> **What the task asks**
Write the data out again exactly, with no pictures.

> **Recorded data**
◆ ◆ ◆

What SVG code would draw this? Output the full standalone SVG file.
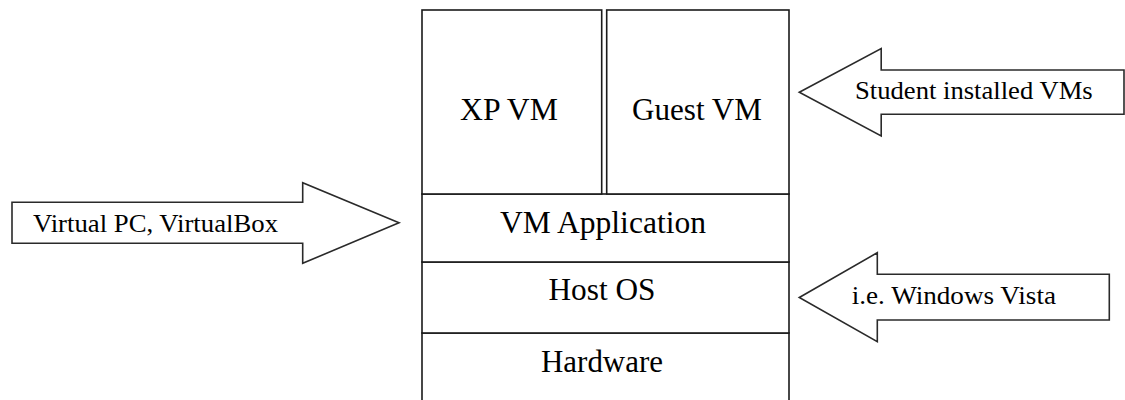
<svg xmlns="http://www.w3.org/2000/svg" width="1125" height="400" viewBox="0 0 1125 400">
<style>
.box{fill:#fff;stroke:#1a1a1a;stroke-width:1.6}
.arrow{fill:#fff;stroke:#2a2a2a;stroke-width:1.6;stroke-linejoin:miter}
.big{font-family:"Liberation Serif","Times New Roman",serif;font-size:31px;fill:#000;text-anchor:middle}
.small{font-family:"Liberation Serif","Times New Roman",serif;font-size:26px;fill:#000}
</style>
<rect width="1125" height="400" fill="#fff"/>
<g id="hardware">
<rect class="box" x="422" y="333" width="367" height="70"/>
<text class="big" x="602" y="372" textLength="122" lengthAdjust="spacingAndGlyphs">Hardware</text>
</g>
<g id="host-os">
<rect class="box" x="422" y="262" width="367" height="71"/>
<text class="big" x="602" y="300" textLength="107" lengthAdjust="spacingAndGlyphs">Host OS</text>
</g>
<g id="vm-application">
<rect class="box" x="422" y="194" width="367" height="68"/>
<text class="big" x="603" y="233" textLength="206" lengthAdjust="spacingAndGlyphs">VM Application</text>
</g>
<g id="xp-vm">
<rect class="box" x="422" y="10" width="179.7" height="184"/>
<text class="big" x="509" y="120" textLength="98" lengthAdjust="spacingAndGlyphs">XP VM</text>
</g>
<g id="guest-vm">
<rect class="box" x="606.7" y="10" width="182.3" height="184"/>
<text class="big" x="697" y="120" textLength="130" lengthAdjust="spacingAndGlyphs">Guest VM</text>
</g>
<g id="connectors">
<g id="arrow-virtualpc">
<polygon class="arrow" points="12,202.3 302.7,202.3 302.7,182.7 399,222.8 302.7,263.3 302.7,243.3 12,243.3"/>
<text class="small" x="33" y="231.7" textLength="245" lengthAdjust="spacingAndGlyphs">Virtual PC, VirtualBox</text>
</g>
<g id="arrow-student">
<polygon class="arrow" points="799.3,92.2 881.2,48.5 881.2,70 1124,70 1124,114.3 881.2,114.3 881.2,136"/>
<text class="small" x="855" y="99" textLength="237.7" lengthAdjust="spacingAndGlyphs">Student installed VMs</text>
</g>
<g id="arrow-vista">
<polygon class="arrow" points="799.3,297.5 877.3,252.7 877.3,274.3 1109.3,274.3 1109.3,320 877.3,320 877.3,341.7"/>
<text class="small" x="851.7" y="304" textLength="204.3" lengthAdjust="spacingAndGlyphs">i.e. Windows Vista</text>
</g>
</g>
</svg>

◆ ◆ ◆

> **Expected output**
What SVG code would draw this? Output the full standalone SVG file.
<svg xmlns="http://www.w3.org/2000/svg" width="1125" height="400" viewBox="0 0 1125 400">
<style>
.box{fill:#fff;stroke:#1a1a1a;stroke-width:1.6}
.arrow{fill:#fff;stroke:#2a2a2a;stroke-width:1.6;stroke-linejoin:miter}
.big{font-family:"Liberation Serif","Times New Roman",serif;font-size:31px;fill:#000;text-anchor:middle}
.small{font-family:"Liberation Serif","Times New Roman",serif;font-size:26px;fill:#000}
</style>
<rect width="1125" height="400" fill="#fff"/>
<g id="hardware">
<rect class="box" x="422" y="333" width="367" height="70"/>
<text class="big" x="602" y="372" textLength="122" lengthAdjust="spacingAndGlyphs">Hardware</text>
</g>
<g id="host-os">
<rect class="box" x="422" y="262" width="367" height="71"/>
<text class="big" x="602" y="300" textLength="107" lengthAdjust="spacingAndGlyphs">Host OS</text>
</g>
<g id="vm-application">
<rect class="box" x="422" y="194" width="367" height="68"/>
<text class="big" x="603" y="233" textLength="206" lengthAdjust="spacingAndGlyphs">VM Application</text>
</g>
<g id="xp-vm">
<rect class="box" x="422" y="10" width="179.7" height="184"/>
<text class="big" x="509" y="120" textLength="98" lengthAdjust="spacingAndGlyphs">XP VM</text>
</g>
<g id="guest-vm">
<rect class="box" x="606.7" y="10" width="182.3" height="184"/>
<text class="big" x="697" y="120" textLength="130" lengthAdjust="spacingAndGlyphs">Guest VM</text>
</g>
<g id="connectors">
<g id="arrow-virtualpc">
<polygon class="arrow" points="12,202.3 302.7,202.3 302.7,182.7 399,222.8 302.7,263.3 302.7,243.3 12,243.3"/>
<text class="small" x="33" y="231.7" textLength="245" lengthAdjust="spacingAndGlyphs">Virtual PC, VirtualBox</text>
</g>
<g id="arrow-student">
<polygon class="arrow" points="799.3,92.2 881.2,48.5 881.2,70 1124,70 1124,114.3 881.2,114.3 881.2,136"/>
<text class="small" x="855" y="99" textLength="237.7" lengthAdjust="spacingAndGlyphs">Student installed VMs</text>
</g>
<g id="arrow-vista">
<polygon class="arrow" points="799.3,297.5 877.3,252.7 877.3,274.3 1109.3,274.3 1109.3,320 877.3,320 877.3,341.7"/>
<text class="small" x="851.7" y="304" textLength="204.3" lengthAdjust="spacingAndGlyphs">i.e. Windows Vista</text>
</g>
</g>
</svg>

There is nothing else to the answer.